# Mothers or smoke them?



## Fillerup (Nov 25, 2006)

I have 3 fully veged plants, 1 (Early Misty) is a clone from my last harvest the other 2 are a Red Haired Skunk &  a Big Bud). I have 21 clones starting from the 3 of them. My question is, is it better to keep them as mothers or flower them and get clones off of the clones I have started? The reason I ask is that I can harvest in 8 weeks (the 3 Mothers) or would it be better to stick them under a 4 foot flourecent and continue veging the clones and getting clones from them. By the way the first harvest was good smoking but had to be cut early by about 2 weeks (Long story won't bore you), and thanks to you guys I reveged and I'll be damned the plants are better than the first time around.
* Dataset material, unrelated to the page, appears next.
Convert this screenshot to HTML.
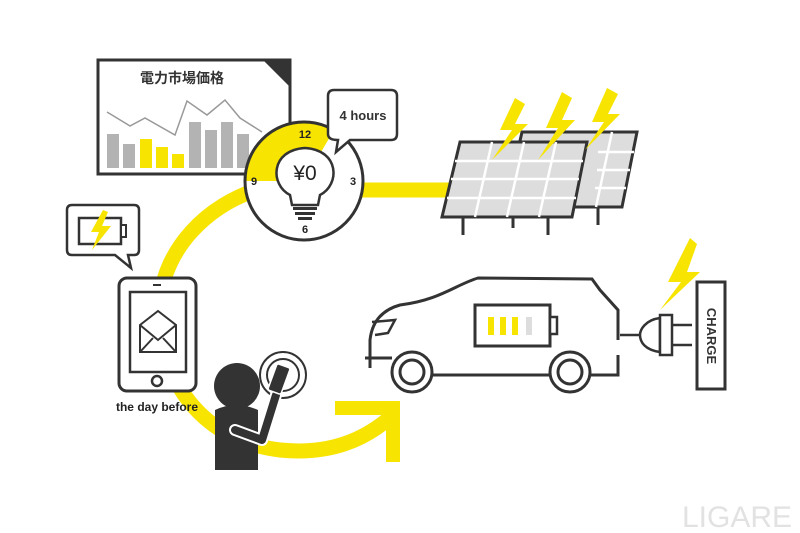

They are growing like weeds  pardon the pun but I harvested Sept/20/06 and the ladies are busting out trying to reach out of the dirt and grab that 1000 watt bulb. Thanks ahead of time for both the help you gave me to save those 3 out of 50 seeds and with the hope things are just starting to look like I can get this thing rolling.


----------



## Hick (Nov 26, 2006)

mornin' fillerup..I think that is a matter of personal preference. "I" prefer to keep a donor under flour's and take cuttings as needed. You're gonna find differences of "opinion" on this, but I feel it keeps the cuttings healthier and more vigorous, for a longer period.
  If you now have 21 rooted cuttings, in 8 weeks they should be huge. Are you setup to handle that size op'?  To flower that many plants, that big, you're probably looking at around 40 sq. ft and/or 2 - 1k lights.


----------



## Fillerup (Nov 26, 2006)

Thanks Hick. I have a vacant room (Kids all gone). The main grow section is 5 X 10 with a second 1000 set and waiting, the closet is 4 1/2 feet by about 20', with 2 sets of 4' double flourecent grow bulbs and I have a aisle running 3' X 10' for nutes, water,soil etc. and of course mylar halfway surrounding both grow spaces. I had read somewhere that a reveged plant loses some potency but was not sure about clones from a reveged plant.


----------



## rockydog (Nov 27, 2006)

oltomnoddy said:
			
		

> Is this true? I plan on revegging after harvesting mine into a mother for cloning.:huh: Please let me know.


 
If I am understanding you right, you wanna keep your plant alive after harvest. Harvest is the end of the plants life. At least thats the way I understand it.


----------



## Hick (Nov 27, 2006)

"Most" strains will re-veg after harvest if the proper precautions are taken at harvest. 
Leave as much as leaf and lower growth as feasable, 24/0 lighting and feed with hi N vegging nutrient. I have had them take in excess of a month to begin showing new growth.
   It's effect on potency is contraversial. Some will say it isn't affected at all while others will say it does deplete potency, vigor, ect. Personally  "I" believe a single revegging doesn't have a drastic, noticable effect on most strains.


----------



## Fillerup (Nov 27, 2006)

I see I have managed to cause a bit of confusion. I will try to clear this up. First of all, yes you can reveg a harvested plant but you have to plan before you harvest so you can leave the bottom branches so you cut the plant leaving at least the bottom 4 branches and just cut back the roots and repot it and go to 24/0 light for about a month. The rest can be dried and enjoyed while you watch this harvested plant give you another batch of bud. But the place I found out how to do it (I am new to this too) was www.homegrownbud.com you can find all the details on exactly how it is done with step by step instructions and pictures to show how it. Now to answer Hick,I wanted to know if I should flower the 3 Mothers and grow the clones, or keep the 3 as mothers and just grow the clones? I will be posting some pics later to show you the 3 ladies before they are so tall I will need to cut a hole in the ceiling. This grow is for my personal use and share some with freinds, at  this rate I will have clones comming out of my ears and I did not plan to sell any (you would not want me to do anything illeagle)!


----------